# Happy Birthday Jack



## molurus73 (Apr 15, 2005)

Hope it was a good one buddy!!!

  :lol: :lol:


----------



## MatPat (Mar 22, 2004)

Happy belated birthday Jack.


----------



## Jack W (Apr 8, 2005)

Thanks guys. Is 50 years old too old to still be dealing with fish tanks.


----------



## MatPat (Mar 22, 2004)

Jack W said:


> Thanks guys. Is 50 years old too old to still be dealing with fish tanks.

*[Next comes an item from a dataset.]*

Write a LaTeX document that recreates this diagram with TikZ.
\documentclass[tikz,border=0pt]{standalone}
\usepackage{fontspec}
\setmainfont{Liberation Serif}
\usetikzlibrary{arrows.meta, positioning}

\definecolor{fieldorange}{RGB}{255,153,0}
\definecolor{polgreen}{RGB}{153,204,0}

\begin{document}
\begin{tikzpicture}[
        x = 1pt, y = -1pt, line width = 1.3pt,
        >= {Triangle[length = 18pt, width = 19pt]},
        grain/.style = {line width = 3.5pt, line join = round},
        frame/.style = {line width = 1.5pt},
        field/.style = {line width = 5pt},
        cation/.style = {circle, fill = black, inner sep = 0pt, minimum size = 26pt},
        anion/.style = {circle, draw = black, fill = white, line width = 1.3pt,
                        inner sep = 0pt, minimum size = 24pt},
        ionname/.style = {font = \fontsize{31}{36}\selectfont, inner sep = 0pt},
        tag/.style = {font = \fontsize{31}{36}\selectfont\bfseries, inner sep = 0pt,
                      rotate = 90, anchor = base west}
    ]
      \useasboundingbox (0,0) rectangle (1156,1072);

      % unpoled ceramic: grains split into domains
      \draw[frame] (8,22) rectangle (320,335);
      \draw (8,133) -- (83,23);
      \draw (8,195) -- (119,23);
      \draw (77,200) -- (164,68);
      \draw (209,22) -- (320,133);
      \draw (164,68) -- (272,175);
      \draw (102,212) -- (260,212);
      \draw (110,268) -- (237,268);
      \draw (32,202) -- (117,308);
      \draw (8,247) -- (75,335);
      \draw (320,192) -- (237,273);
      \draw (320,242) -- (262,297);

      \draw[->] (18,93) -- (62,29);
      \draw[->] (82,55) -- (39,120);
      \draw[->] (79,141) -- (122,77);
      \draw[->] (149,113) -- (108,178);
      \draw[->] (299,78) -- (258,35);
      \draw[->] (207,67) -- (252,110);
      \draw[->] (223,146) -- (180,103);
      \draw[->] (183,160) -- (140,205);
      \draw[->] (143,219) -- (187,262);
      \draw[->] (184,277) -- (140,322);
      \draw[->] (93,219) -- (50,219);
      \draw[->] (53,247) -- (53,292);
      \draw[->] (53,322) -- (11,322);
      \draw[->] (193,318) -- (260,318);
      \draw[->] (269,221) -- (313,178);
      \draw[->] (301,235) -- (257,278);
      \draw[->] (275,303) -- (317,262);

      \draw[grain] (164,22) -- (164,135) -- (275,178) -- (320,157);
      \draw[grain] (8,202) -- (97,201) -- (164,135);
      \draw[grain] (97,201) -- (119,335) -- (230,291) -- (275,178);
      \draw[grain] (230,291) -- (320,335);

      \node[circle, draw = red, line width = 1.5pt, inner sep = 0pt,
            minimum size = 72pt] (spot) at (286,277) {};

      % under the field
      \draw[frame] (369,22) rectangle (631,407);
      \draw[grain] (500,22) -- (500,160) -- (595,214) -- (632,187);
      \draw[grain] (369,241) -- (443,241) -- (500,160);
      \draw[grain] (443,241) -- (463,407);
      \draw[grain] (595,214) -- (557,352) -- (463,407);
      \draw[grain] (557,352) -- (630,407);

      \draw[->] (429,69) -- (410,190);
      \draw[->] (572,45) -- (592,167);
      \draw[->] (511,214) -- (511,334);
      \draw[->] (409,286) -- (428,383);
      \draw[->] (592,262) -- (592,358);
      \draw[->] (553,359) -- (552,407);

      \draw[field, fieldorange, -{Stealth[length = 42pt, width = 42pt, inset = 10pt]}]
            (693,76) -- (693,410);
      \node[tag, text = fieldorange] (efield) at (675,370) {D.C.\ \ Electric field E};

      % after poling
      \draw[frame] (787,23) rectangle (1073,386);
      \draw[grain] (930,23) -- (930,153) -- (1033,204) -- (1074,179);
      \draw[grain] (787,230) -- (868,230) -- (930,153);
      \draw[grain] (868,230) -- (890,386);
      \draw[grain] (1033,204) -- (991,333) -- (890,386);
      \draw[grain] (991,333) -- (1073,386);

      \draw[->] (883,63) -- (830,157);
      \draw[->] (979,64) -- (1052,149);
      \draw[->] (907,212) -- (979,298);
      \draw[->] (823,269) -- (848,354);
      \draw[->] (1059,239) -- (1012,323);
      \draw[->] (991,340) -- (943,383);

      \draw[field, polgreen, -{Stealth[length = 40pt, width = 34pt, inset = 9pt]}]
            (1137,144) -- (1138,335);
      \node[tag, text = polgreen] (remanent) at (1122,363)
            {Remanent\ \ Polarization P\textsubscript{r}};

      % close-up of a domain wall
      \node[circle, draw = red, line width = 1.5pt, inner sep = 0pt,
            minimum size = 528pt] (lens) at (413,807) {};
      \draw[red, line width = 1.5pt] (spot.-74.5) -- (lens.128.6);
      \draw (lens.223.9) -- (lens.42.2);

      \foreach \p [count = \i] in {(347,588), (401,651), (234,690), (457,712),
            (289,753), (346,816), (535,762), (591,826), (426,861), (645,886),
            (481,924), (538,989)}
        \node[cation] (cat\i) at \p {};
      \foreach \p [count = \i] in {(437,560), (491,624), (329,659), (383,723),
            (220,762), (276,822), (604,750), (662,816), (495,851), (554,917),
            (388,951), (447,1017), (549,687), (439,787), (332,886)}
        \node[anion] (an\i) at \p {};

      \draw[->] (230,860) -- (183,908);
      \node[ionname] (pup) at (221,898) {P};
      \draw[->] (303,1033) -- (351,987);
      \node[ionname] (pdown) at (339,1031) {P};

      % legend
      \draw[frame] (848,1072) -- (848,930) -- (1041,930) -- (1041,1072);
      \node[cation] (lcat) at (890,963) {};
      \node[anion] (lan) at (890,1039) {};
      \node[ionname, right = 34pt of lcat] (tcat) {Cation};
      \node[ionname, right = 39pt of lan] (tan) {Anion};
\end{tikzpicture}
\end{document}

50 is definately too old to be messing with fish tanks...but not planted tanks 

You're not old Jack, you're just wiser than most of us :-k


----------



## Simpte 27 (Jul 16, 2004)

Well I'll just say more experienced than the rest of us 

Happy belated B-day Jack!


----------



## EcleckticGirl (Jul 26, 2005)

Special something for the birthday boy in your pm box, Jack. :yawinkle:


----------



## EcleckticGirl (Jul 26, 2005)

MatPat said:


> 50 is definately too old to be messing with fish tanks...but not planted tanks
> 
> You're not old Jack, you're just wiser than most of us :-k


Jack's not old, the rest of us are experience-challenged.


----------